Third, it has to be fueled by the ecosystem of open innovation. By this, I mean the dozens of open projects now in Apache. If you look at the Apache Software Foundation, it continues to be an impressive hub for attracting a wide range of innovative data processing related open source projects. Starting with Apache Hadoop over 10 years ago, to Apache Spark, Hive, HBase, Spark, Storm, Kafka, NiFi, Zeppelin, and dozens more.
Fourth, it needs to be across any delivery model – data center, cloud, or for many enterprises, a hybrid of both. In a way that’s open. With all brands of public cloud and within a hybrid cloud strategy.
Fifth, to be truly transformational, it must enable hundreds or thousands of use cases (not just tens). Ephemeral use cases such as data prep, query and analysis, in-memory analysis, advanced statistics modeling and machine learning, NoSQL data storage or real-time event processing. And it needs to do so while providing the always-on security and governance services needed for today’s enterprise.
Above all, it needs to be easy to deploy and deliver value. You should be able to get started quickly and graduate into increasingly more sophisticated in a crawl, walk, run manner.

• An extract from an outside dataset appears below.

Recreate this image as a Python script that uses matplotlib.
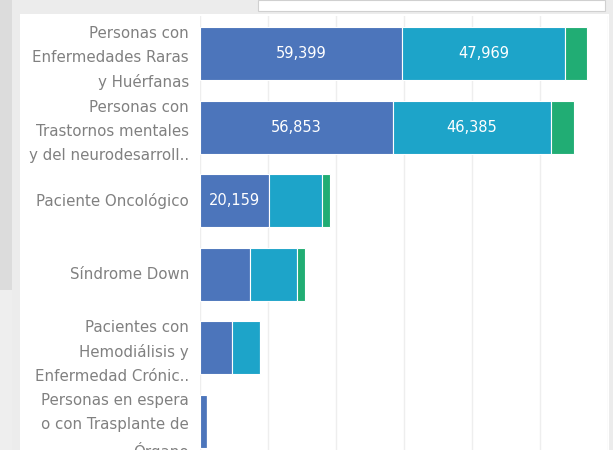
import numpy as np
import matplotlib.pyplot as plt
from matplotlib.patches import Rectangle
from matplotlib.transforms import ScaledTranslation

categories = [
    "Personas con\nEnfermedades Raras\ny Huérfanas",
    "Personas con\nTrastornos mentales\ny del neurodesarroll..",
    "Paciente Oncológico",
    "Síndrome Down",
    "Pacientes con\nHemodiálisis y\nEnfermedad Crónic..",
    "Personas en espera\no con Trasplante de\nÓrgano",
]
serie_a = [59399, 56853, 20159, 14700, 9400, 2000]
serie_b = [47969, 46385, 15600, 13800, 8300, 0]
serie_c = [6500, 6900, 2400, 2500, 0, 0]
labels_a = ["59,399", "56,853", "20,159", "", "", ""]
labels_b = ["47,969", "46,385", "", "", "", ""]

colors = ["#4c75bb", "#1da4c9", "#21ad74"]
W, H = 613, 450

fig = plt.figure(figsize=(W / 100, H / 100), dpi=100)
fig.patch.set_facecolor("#ececec")

# background panels (figure pixel coords -> fraction), kept behind the axes
def px_rect(x0, y0, x1, y1, **kw):
    fig.add_artist(Rectangle((x0 / W, 1 - y1 / H), (x1 - x0) / W, (y1 - y0) / H,
                             transform=fig.transFigure, zorder=-5, **kw))

px_rect(0, 0, 12, 290, facecolor="#dcdcdc", edgecolor="none")
px_rect(0, 290, 12, 450, facecolor="#eeeeee", edgecolor="none")
px_rect(20, 14, 609, 450, facecolor="white", edgecolor="none")
px_rect(258, 0, 605, 11, facecolor="white", edgecolor="#d0d0d0", linewidth=0.8)

ax = fig.add_axes([200 / W, 0, (608 - 200) / W, (H - 16) / H])
ax.set_facecolor("none")

y = np.arange(len(categories))
h = 0.72
b1 = ax.barh(y, serie_a, height=h, color=colors[0], edgecolor="white", linewidth=0.8)
b2 = ax.barh(y, serie_b, left=serie_a, height=h, color=colors[1], edgecolor="white", linewidth=0.8)
left_c = np.array(serie_a) + np.array(serie_b)
b3 = ax.barh(y, serie_c, left=left_c, height=h, color=colors[2], edgecolor="white", linewidth=0.8)

ax.bar_label(b1, labels=labels_a, label_type="center", color="white", fontsize=10.5)
ax.bar_label(b2, labels=labels_b, label_type="center", color="white", fontsize=10.5)

ax.set_xlim(0, 120000)
ax.set_ylim(5.39, -0.51)
ax.set_xticks(np.arange(0, 120001, 20000))
ax.grid(axis="x", color="#eeeeee", linewidth=1)
ax.set_axisbelow(True)
ax.tick_params(axis="x", length=0, labelbottom=False)
ax.tick_params(axis="y", length=0, pad=8)
ax.set_yticks(y)
ax.set_yticklabels(categories, fontsize=10.8, color="#808080", linespacing=1.72)
shift = ScaledTranslation(0, 1.5 / 100, fig.dpi_scale_trans)
for lab in ax.get_yticklabels():
    lab.set_transform(lab.get_transform() + shift)
for s in ax.spines.values():
    s.set_visible(False)

fig.savefig("out.png", dpi=100)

Enterprises see the IoT and a data tsunami coming at them and many realize they need to evolve their skills. At the same time, the cloud business case for many is proven. LOB is pushing IT. So they want cloud in all its forms. They know they need to get started with big data within a cloud world. They realize that the combination of cloud, IoT, and Big Data analytics can be transformational.